Rome (Italy). The contemporary world is in continual transformation and finds itself facing recurring crises. All Nations, the different communities are indissolubly connected and actual events in the whole planet demonstrate this. We must work together for the future of the planet. We need to put everything into play, at the service of the global community, to build together universal solidarity and an open and welcoming society.

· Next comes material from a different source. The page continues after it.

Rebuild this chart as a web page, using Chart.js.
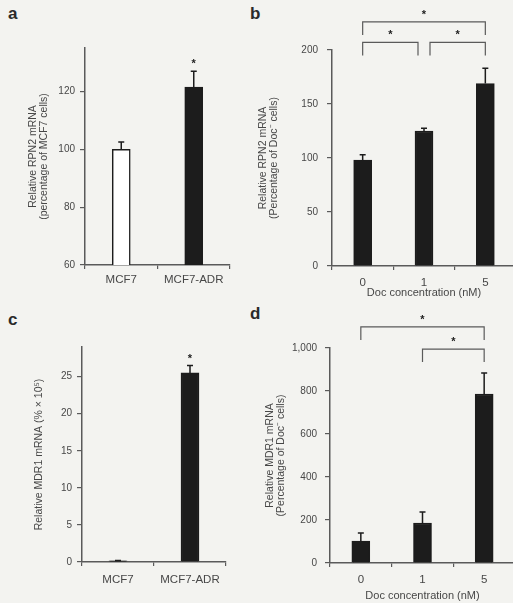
<!DOCTYPE html>
<html>
<head>
<meta charset="utf-8">
<script src="https://cdn.jsdelivr.net/npm/chart.js@4"></script>
<style>
  body { margin: 0; background: #f3f3f0; width: 513px; height: 603px; overflow: hidden; position: relative; font-family: "Liberation Sans", Arial, sans-serif; }
  canvas { position: absolute; }
  .letter { position: absolute; font-weight: bold; font-size: 17px; color: #2a2a2a; }
</style>
</head>
<body>
<div class="letter" style="left:8px;top:4px">a</div>
<div class="letter" style="left:250px;top:4px">b</div>
<div class="letter" style="left:8px;top:310px">c</div>
<div class="letter" style="left:250px;top:304px">d</div>
<canvas id="chartA" style="left:0;top:0" width="250" height="300"></canvas>
<canvas id="chartB" style="left:250px;top:0" width="270" height="300"></canvas>
<canvas id="chartC" style="left:0;top:300px" width="250" height="303"></canvas>
<canvas id="chartD" style="left:250px;top:300px" width="270" height="303"></canvas>
<script>
// data
const cellLines = ["MCF7", "MCF7-ADR"];
const docLabels = ["0", "1", "5"];

const rpn2Cells = [100, 121.5];
const rpn2CellsErr = [102.5, 127];
const rpn2CellsSig = ["", "*"];

const rpn2Doc = [98, 125, 169];
const rpn2DocErr = [103, 127.5, 183];
const rpn2DocBrackets = [[0, 2, 226], [0, 1, 207], [1, 2, 207]];

const mdr1Cells = [0.15, 25.5];
const mdr1CellsErr = [0.2, 26.5];
const mdr1CellsSig = ["", "*"];

const mdr1Doc = [102, 186, 786];
const mdr1DocErr = [140, 237, 884];
const mdr1DocBrackets = [[0, 2, 1098], [1, 2, 995]];

const FONT = "'Liberation Sans', Arial, sans-serif";
const AXIS = "#5a5a5a";
const INK = "#1c1c1c";
const TEXT = "#474747";

// error bars, stars and brackets drawn on top of the bars
const extrasPlugin = {
  id: "extras",
  afterDatasetsDraw(chart, args, opts) {
    const { ctx } = chart;
    const y = chart.scales.y;
    const meta = chart.getDatasetMeta(0);
    ctx.save();
    ctx.strokeStyle = INK;
    ctx.fillStyle = INK;
    ctx.lineWidth = 1.5;
    opts.err.forEach((v, i) => {
      const bar = meta.data[i];
      const top = y.getPixelForValue(v);
      ctx.beginPath();
      ctx.moveTo(bar.x, bar.y);
      ctx.lineTo(bar.x, top);
      ctx.moveTo(bar.x - 3, top);
      ctx.lineTo(bar.x + 3, top);
      ctx.stroke();
      if (opts.sig && opts.sig[i]) {
        ctx.font = "bold 11px " + FONT;
        ctx.textAlign = "center";
        ctx.textBaseline = "middle";
        ctx.fillText(opts.sig[i], bar.x, top - 7);
      }
    });
    const brackets = opts.brackets || [];
    brackets.forEach(([from, to, level]) => {
      // pull the end in a little where two brackets meet on one bar
      const shared = (idx) =>
        brackets.some((b) => b[2] === level && (b[0] === idx || b[1] === idx) && !(b[0] === from && b[1] === to));
      const x1 = meta.data[from].x + (shared(from) ? 6 : 0);
      const x2 = meta.data[to].x - (shared(to) ? 6 : 0);
      const yy = y.getPixelForValue(level);
      ctx.lineWidth = 1.2;
      ctx.strokeStyle = AXIS;
      ctx.beginPath();
      ctx.moveTo(x1, yy + 13);
      ctx.lineTo(x1, yy);
      ctx.lineTo(x2, yy);
      ctx.lineTo(x2, yy + 13);
      ctx.stroke();
      ctx.font = "bold 11px " + FONT;
      ctx.textAlign = "center";
      ctx.textBaseline = "middle";
      ctx.fillText("*", (x1 + x2) / 2, yy - 7);
    });
    ctx.restore();
  },
};

const makeChart = (id, cfg) => {
  return new Chart(document.getElementById(id), {
    type: "bar",
    data: {
      labels: cfg.labels,
      datasets: [
        {
          data: cfg.values,
          backgroundColor: cfg.fill,
          borderColor: INK,
          borderWidth: 1.5,
          borderSkipped: "bottom",
          barThickness: 18,
        },
      ],
    },
    options: {
      responsive: false,
      animation: false,
      layout: { padding: { top: cfg.top, right: cfg.right, left: 0, bottom: 0 } },
      plugins: {
        legend: { display: false },
        tooltip: { enabled: false },
        extras: { err: cfg.err, sig: cfg.sig, brackets: cfg.brackets },
      },
      scales: {
        x: {
          afterFit: (scale) => { scale.height = cfg.xHeight; },
          grid: { drawOnChartArea: false, tickLength: 4, color: AXIS, lineWidth: 1.2 },
          border: { color: AXIS, width: 1.5 },
          ticks: { color: TEXT, padding: cfg.xPad, font: { family: FONT, size: 11.5 } },
          title: {
            display: !!cfg.xTitle,
            text: cfg.xTitle,
            color: TEXT,
            font: { family: FONT, size: 11 },
            padding: 0,
          },
        },
        y: {
          min: cfg.min,
          max: cfg.max,
          afterFit: (scale) => { scale.width = cfg.yWidth; },
          grid: { drawOnChartArea: false, tickLength: 5, color: AXIS, lineWidth: 1.2 },
          border: { color: AXIS, width: 1.5 },
          ticks: {
            stepSize: cfg.step,
            includeBounds: false,
            color: TEXT,
            padding: cfg.yPad,
            font: { family: FONT, size: 10 },
            callback: (v) => v.toLocaleString("en-US"),
          },
          title: {
            display: true,
            text: cfg.yTitle,
            color: TEXT,
            font: { family: FONT, size: 10.5, lineHeight: 1.1 },
            padding: { top: cfg.titlePad, bottom: 0 },
          },
        },
      },
    },
    plugins: [extrasPlugin],
  });
};

makeChart("chartA", {
  labels: cellLines,
  values: rpn2Cells,
  err: rpn2CellsErr,
  sig: rpn2CellsSig,
  fill: ["#ffffff", INK],
  min: 60, max: 135, step: 20,
  top: 48, right: 20, yWidth: 85, xHeight: 35,
  yPad: 5, xPad: 4, titlePad: 27,
  yTitle: ["Relative RPN2 mRNA", "(percentage of MCF7 cells)"],
});

makeChart("chartB", {
  labels: docLabels,
  values: rpn2Doc,
  err: rpn2DocErr,
  brackets: rpn2DocBrackets,
  fill: INK,
  min: 0, max: 200, step: 50,
  top: 50, right: 4, yWidth: 82, xHeight: 34,
  yPad: 9, xPad: 6, titlePad: 7,
  yTitle: ["Relative RPN2 mRNA", "(Percentage of Doc\u207B cells)"],
  xTitle: "Doc concentration (nM)",
});

makeChart("chartC", {
  labels: cellLines,
  values: mdr1Cells,
  err: mdr1CellsErr,
  sig: mdr1CellsSig,
  fill: INK,
  min: 0, max: 29, step: 5,
  top: 47, right: 24, yWidth: 82, xHeight: 41,
  yPad: 5, xPad: 7, titlePad: 33,
  yTitle: "Relative MDR1 mRNA (% \u00D7 10\u2075)",
});

makeChart("chartD", {
  labels: docLabels,
  values: mdr1Doc,
  err: mdr1DocErr,
  brackets: mdr1DocBrackets,
  fill: INK,
  min: 0, max: 1000, step: 200,
  top: 48, right: 5, yWidth: 80, xHeight: 40,
  yPad: 8, xPad: 6, titlePad: 14,
  yTitle: ["Relative MDR1 mRNA", "(Percentage of Doc\u207B cells)"],
  xTitle: "Doc concentration (nM)",
});
</script>
</body>
</html>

For these reasons, Pope Francis, on 12 September 2019, launched a Message to rebuild the Global Educational Pact. Addressing all women and men who have at heart the common good of all cultures and professions, proposed “a meeting to revive the commitment for and with the young generations, renewing the passion for a more open and inclusive education, capable of patient listening, constructive dialogue, and mutual understanding. Never before as now, the Pope stressed, has there been the need to unite our strengths in a broad educational alliance to form mature people, able to overcome fragmentation and opposition, and build the fabric of relationships for a more fraternal humanity.”
The date chosen for the meeting is May 14, 2020, in Paul VI Hall in the Vatican. Pope Francis will meet together with the Representatives of the main Religions, the Representatives of the International Bodies, and the various humanitarian Institutions of the Academic, Economic, Political, and Cultural World, who representing the inhabitants of the Earth, will sign the “Global Compact on Education“, which everyone will commit to implement and disseminate as much as possible.
The path to this appointment is preceded and accompanied by meetings, seminars, insights, and events in many parts of the world to raise awareness, propose reflections, solicit the identification of possible paths for comparison and dialogue.
The Letter written by the Sectors for Youth Pastoral and for Communication of the Institute of the Daughters of Mary Help of Christians is also placed in this context, in which the Educating Communities are urged to “know and study the documents and consider how to promote initiatives in the Communities, networking with other Organisms, Institutions, and environments of formal and informal education where the Salesian educational mission takes place.”
In the current social context, spaces for dialogue and mutual accompaniment must be opened, forging educational alliances between all the protagonists of social life and rediscovering the importance of Education. It is necessary to seek together new forms of active participation of young people and adults born from the creative sharing and involvement of all.
The journey has already begun. Many schools, Catholic and non-Catholic universities, are investigating the anthropological, communicative, cultural, economic, generational, interreligious, pedagogical, and social dimension of this Global Compact.
In fact, on 22 February 2020, there took place in Rome the Forum of dialogue and sharing promoted by the Pontifical Faculty of Education Science ‘Auxilium’ and the Faculty of Education Science of the Salesian Pontifical University of Rome.
In the Assembly of the National Work for the Cities of Children of Rome, children and parents, students and teachers, workers and employers, students and educators, university teachers, representatives of public institutions, met to build a common educational alliance.
The event generated three values:
We are: being there personally, not keeping out of the course of global, local, personal history. We, young and old, choose to be there.
We share: to share and participate. Dialogue is indispensable for building the ‘culture of encounter’, to change the model of global development, to re-direct globalization towards relatedness.
We care: to involve ourselves personally in understanding the implications of our being one human family.
The focus was an opportunity to study the importance of reciprocal education and dialogue between generations, in order to “promote and activate together, through a common educational pact, those dynamics that give meaning to history and transform it in a positive way”, as indicated by the Pope. This is so that each one become an aware protagonist of this alliance, “taking on a personal and community commitment, cultivating together the dream of a humanism in solidarity.”
The Councilors, Sister Runita Borja and Sister Maria Helena Moreira, invite us “to share ideas and socialize news of the various initiatives in the Provinces to strengthen the path of alliance together with many people and groups of the world ensuring the younger generations a large village that guarantees their integral development “(Website of the FMA Institute at the following email contact: amministratoreweb@cgfma.org)
“To educate a child you need an entire village” (African proverb).